** Directions **
Leave the pictures out. Retype exactly the lines below from the one containing "Write a component" through the one containing "import * as d3 from 'd3';", and no others.

** Supplied material **
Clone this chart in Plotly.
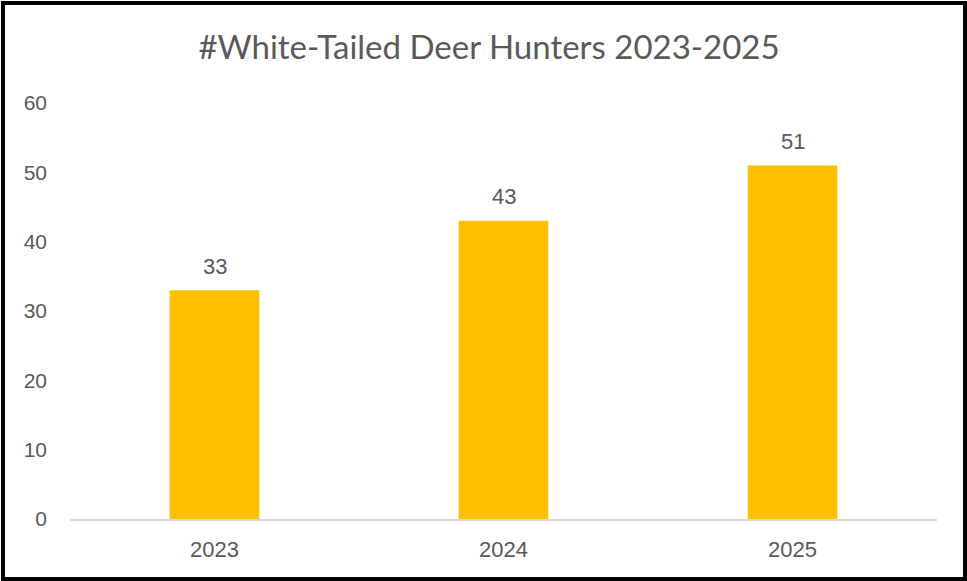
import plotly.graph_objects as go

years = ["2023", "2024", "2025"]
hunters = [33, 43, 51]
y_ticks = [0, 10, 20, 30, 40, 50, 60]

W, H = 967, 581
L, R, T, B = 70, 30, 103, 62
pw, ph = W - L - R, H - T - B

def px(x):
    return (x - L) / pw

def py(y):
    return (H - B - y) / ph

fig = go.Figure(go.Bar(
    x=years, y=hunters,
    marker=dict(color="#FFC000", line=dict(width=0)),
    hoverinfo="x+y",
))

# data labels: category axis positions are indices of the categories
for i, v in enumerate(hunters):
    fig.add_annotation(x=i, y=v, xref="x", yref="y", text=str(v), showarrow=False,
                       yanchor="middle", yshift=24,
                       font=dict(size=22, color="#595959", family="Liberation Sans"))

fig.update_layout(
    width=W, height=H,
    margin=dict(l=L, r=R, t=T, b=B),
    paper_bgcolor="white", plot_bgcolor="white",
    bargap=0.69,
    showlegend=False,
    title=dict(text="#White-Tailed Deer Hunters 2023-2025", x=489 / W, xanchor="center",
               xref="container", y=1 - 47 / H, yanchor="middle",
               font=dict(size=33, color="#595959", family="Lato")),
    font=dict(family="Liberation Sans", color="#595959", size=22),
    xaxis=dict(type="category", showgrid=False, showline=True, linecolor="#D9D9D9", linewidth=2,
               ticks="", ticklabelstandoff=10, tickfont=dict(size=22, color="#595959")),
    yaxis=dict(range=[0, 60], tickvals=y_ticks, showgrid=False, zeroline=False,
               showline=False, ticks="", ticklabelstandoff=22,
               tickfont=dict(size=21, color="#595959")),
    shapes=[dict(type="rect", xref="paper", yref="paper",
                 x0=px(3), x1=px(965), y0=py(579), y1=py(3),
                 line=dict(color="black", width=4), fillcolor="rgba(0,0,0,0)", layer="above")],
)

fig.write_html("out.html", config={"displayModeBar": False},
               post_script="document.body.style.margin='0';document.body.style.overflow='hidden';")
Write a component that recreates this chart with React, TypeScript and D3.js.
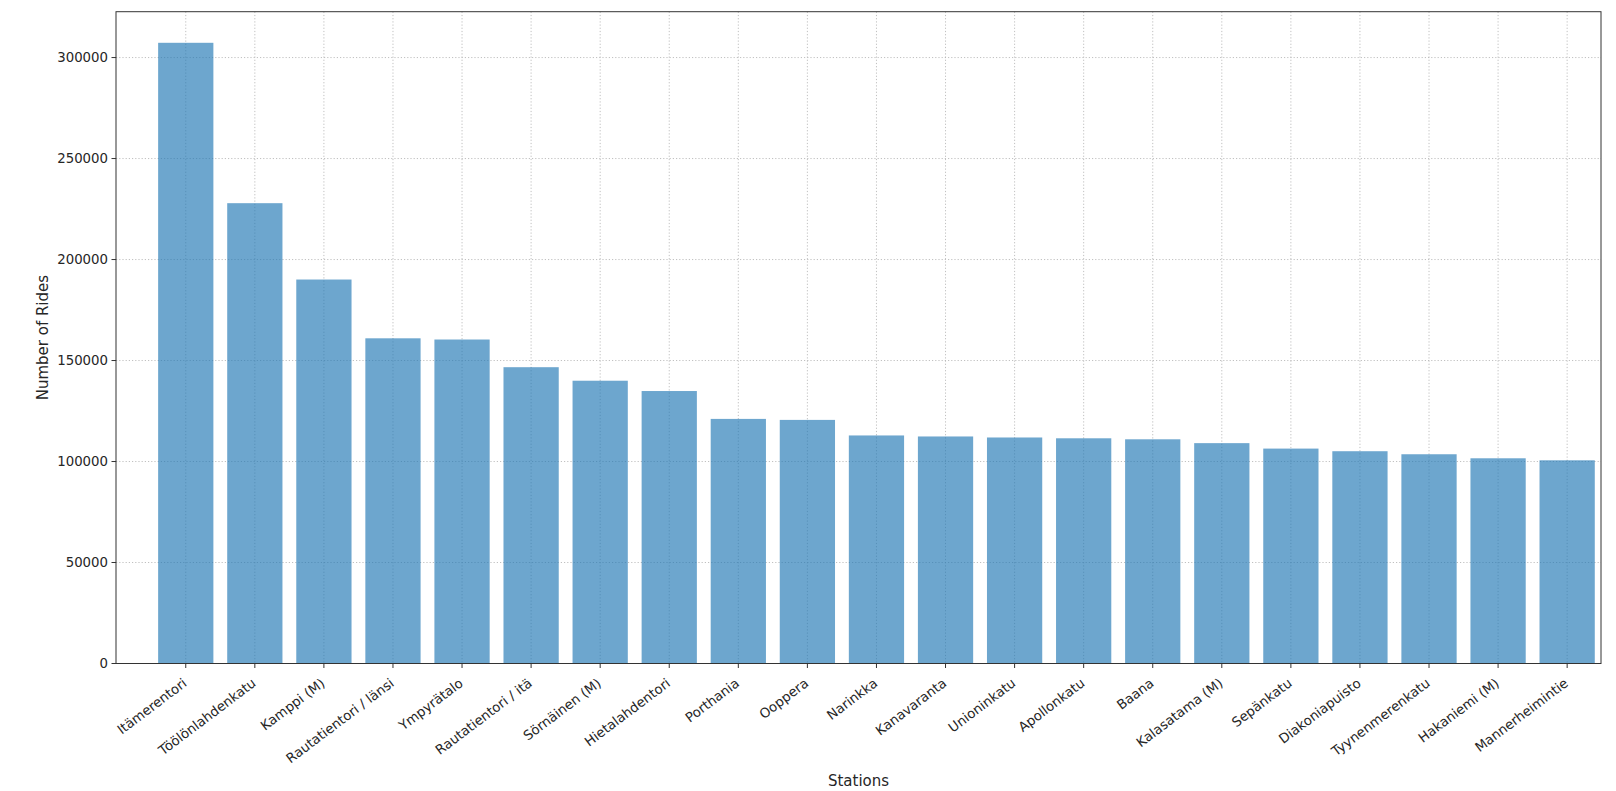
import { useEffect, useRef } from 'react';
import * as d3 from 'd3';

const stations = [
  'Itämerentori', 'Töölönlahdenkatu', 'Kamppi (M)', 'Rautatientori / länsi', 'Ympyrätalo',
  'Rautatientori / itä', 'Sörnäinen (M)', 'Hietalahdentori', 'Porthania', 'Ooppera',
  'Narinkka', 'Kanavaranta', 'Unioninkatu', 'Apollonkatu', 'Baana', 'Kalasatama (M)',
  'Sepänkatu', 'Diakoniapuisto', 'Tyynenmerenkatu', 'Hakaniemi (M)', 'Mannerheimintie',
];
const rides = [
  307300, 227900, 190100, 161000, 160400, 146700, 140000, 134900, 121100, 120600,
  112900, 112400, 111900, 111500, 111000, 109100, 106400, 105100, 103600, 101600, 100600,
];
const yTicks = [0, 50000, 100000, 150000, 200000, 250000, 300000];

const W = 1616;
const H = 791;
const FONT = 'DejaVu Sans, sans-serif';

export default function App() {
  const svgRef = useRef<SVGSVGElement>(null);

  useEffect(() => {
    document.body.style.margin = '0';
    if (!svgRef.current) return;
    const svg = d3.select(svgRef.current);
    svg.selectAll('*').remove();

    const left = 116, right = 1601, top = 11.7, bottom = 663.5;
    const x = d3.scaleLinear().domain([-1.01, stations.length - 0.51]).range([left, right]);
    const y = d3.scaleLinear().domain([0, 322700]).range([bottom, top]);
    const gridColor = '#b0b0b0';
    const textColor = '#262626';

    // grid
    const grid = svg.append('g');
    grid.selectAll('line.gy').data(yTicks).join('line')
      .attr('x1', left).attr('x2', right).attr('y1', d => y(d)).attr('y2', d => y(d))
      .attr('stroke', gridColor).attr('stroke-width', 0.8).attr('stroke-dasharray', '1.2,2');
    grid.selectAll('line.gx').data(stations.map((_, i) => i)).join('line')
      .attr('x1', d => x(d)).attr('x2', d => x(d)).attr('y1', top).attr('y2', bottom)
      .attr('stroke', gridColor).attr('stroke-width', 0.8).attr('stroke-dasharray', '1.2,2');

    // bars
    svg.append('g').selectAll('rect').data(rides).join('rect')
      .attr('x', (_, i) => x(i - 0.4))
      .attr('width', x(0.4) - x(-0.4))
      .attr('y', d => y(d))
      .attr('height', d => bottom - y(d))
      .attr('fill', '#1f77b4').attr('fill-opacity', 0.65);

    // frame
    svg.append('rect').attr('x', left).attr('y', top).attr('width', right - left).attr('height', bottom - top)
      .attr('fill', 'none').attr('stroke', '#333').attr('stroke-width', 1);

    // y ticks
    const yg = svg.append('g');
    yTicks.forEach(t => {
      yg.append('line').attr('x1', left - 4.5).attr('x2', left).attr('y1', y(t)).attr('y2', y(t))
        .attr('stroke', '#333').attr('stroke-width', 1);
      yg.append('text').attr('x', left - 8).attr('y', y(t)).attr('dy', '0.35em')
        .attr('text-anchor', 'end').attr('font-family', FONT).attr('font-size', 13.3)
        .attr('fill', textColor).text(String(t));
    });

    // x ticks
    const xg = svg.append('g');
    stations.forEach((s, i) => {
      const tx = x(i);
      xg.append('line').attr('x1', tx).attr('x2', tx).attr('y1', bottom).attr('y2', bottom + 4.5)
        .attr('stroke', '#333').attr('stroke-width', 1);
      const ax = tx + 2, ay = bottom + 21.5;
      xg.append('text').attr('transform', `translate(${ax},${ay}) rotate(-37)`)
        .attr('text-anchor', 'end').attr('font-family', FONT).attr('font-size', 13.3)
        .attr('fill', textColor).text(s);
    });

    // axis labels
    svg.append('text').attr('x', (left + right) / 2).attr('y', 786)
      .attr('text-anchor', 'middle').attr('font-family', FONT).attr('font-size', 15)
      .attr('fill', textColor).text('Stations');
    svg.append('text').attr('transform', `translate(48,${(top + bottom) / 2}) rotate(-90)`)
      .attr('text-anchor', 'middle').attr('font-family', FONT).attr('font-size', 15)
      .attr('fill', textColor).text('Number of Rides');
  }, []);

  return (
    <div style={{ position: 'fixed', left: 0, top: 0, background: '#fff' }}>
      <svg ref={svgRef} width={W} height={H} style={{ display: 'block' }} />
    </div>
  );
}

** The completed task **
Write a component that recreates this chart with React, TypeScript and D3.js.
import { useEffect, useRef } from 'react';
import * as d3 from 'd3';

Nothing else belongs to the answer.